In the end, we have to follow our gut instincts - Mayor - News - Evening Standard
       

In the end, we have to follow our gut instincts

Tonight, when I get home, the first thing I'll do is take down the "Vote Ken" poster from my bedroom window. It's been up for just over a week, a purple badge of shame in my neighbourhood, where only one other has been publicly displayed - in the local Labour councillor's house.

It's telling that so few homes have put up posters. Cycling around my area - populated with young families and professionals - I've seen barely a handful of Kens and a single Paddick. To date, I've passed not one Boris, though I think he'll get more than a few north London votes.

Elections used to mean a riot of different coloured posters in every street. But the liberal-minded middle classes are much cannier now about how they cast their votes - and a lot less ready to wear political colours on their Prada lapels.

It hadn't occurred to me to put up a sign of my political leaning in the race, but last week I came home from work to find one on the dining room table. "We need to talk about the election," said my partner ominously, daring me to come to a decision about today's vote.

Like everyone I've talked to, I'm disappointed by Ken. I find much of his politics dated. He looks weary. And the murky goings on among some of his closest associates, exposed by my colleague Andrew Gilligan, leave a very nasty taste in the mouth. Whether or not Ken is personally corrupt, one thing is sure: he has compromised the integrity of the office by allowing these things to continue unchecked.

But I've weighed up the negatives and I'd still rather Ken ran London than Boris - a man I don't believe is competent to do so - or Paddick, who's even less up to the job. Yet for months people like me have been agonising: can we still stomach voting for Ken?

For some, it's genuinely hard to decide - even yesterday several friends were still stumped. They are hardly born-again Tories but for the first time are giving serious thought to a Conservative.

Others have been vague because they have secretly plumped for Boris. They mumble excuses about Ken's inadequacies, but quiz them further and you'll find they've still got a gas-guzzling people carrier and don't much fancy shelling out £25 each time they do the school run. Others confess to saving up to send their kids to private school, so no longer feel the knee-jerk antipathy to being ruled by an Old Etonian.
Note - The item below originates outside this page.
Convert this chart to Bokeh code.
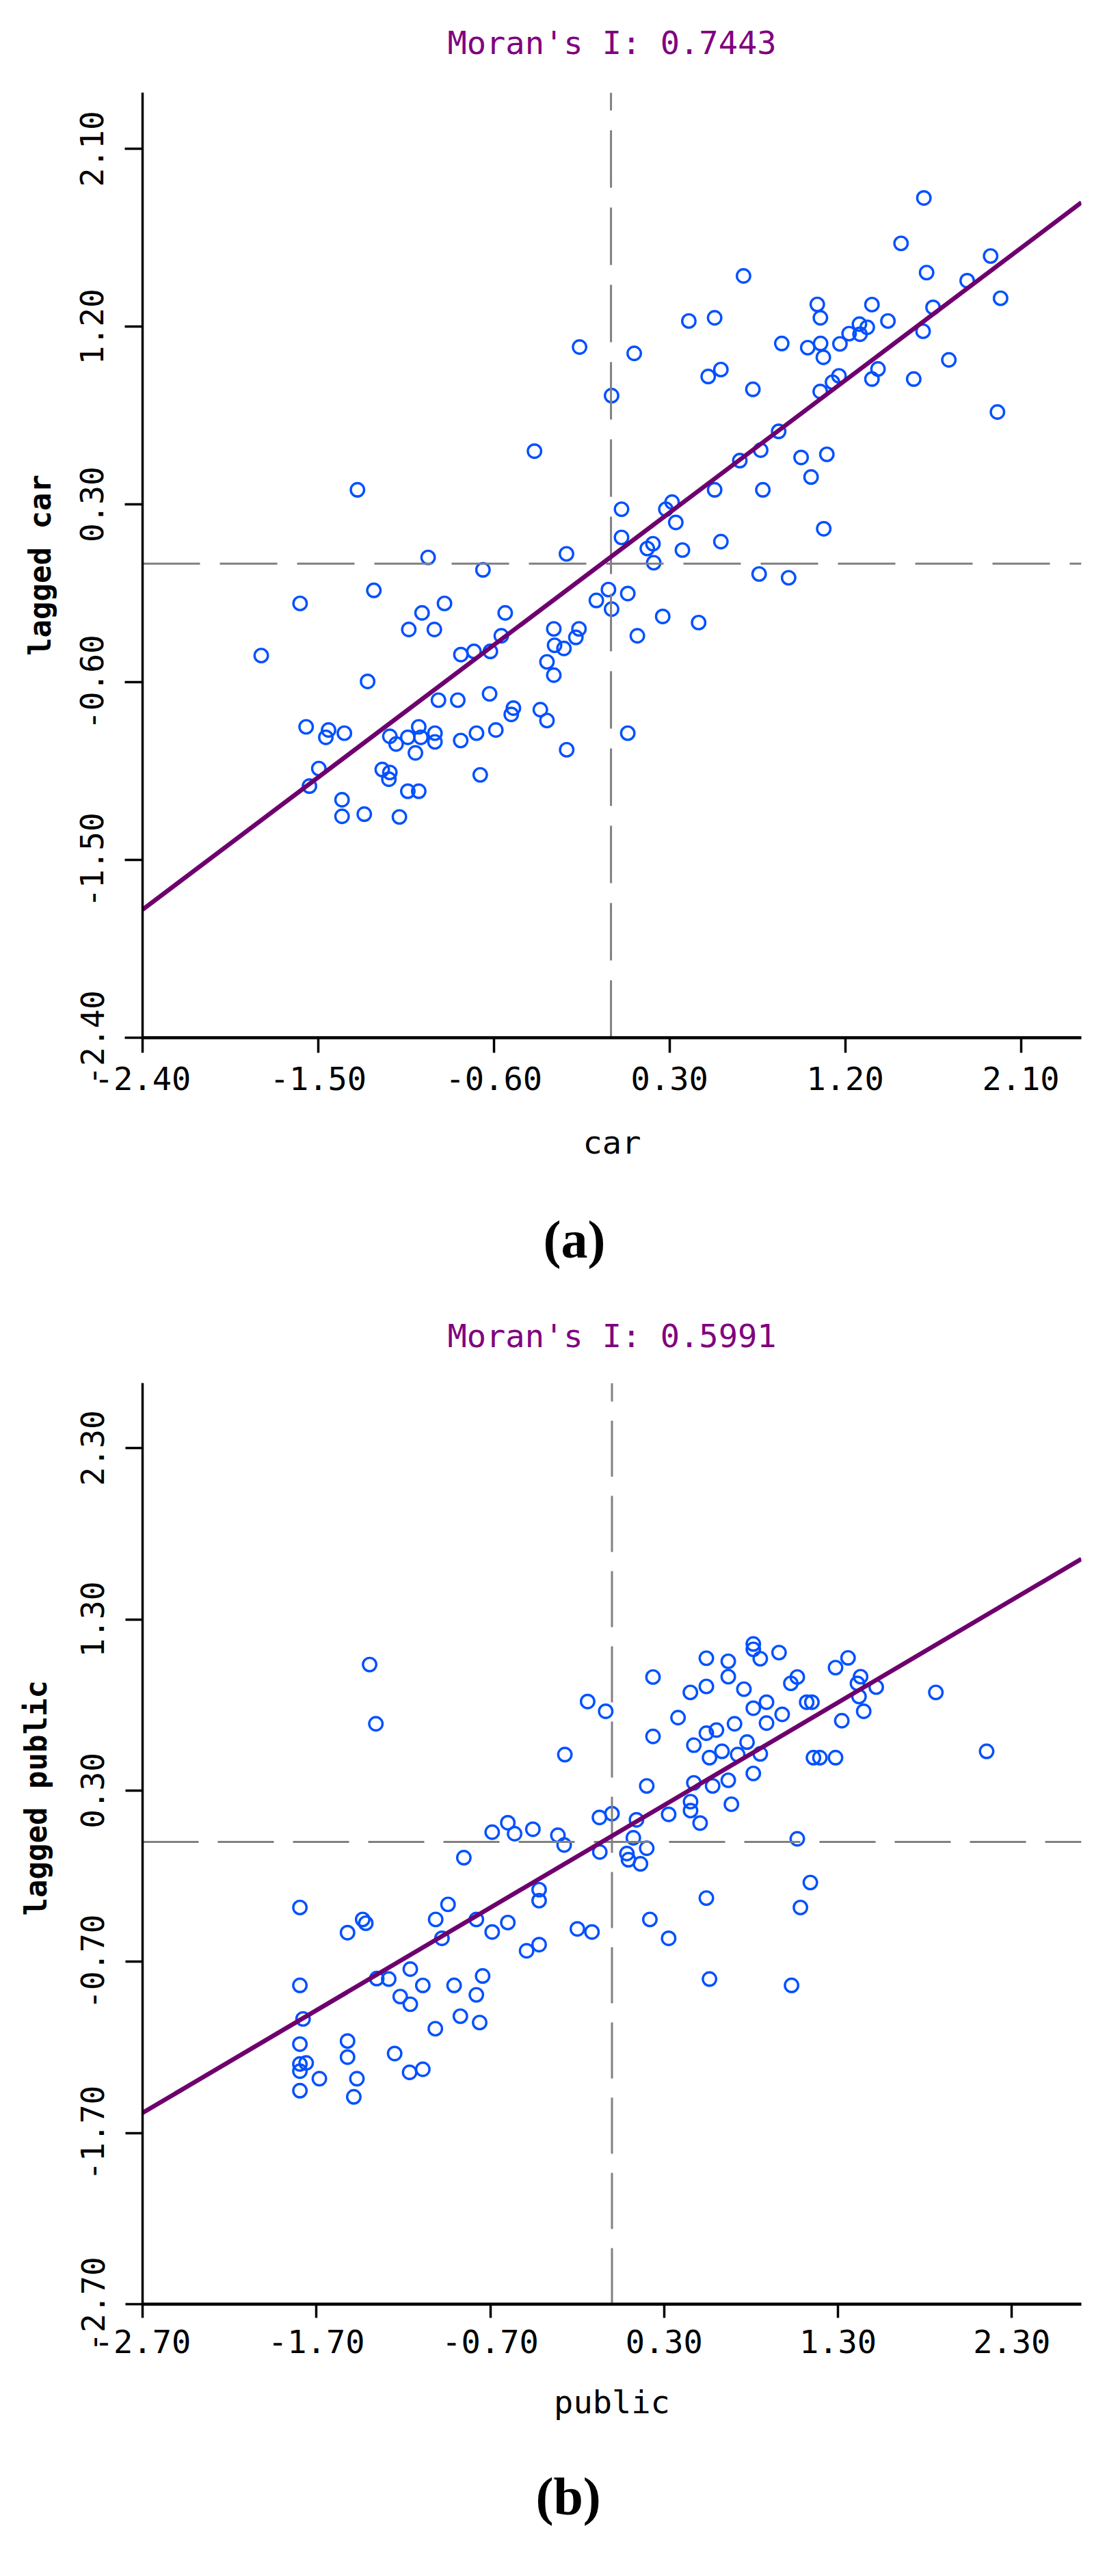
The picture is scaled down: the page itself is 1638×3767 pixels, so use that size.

But Boris's pedigree does matter to those who, like me, can't square voting in a Bullingdon boy, even if it means re-electing Ken. Boris is campaigning for the already privileged, for big car drivers and west London. For all his faults, Ken's net is wider, more to do with putting London first, not select groups who live here. That's the approach that tallies best with my gut instinct and, when all the arguing is done, that's what drives us to place our cross where we do.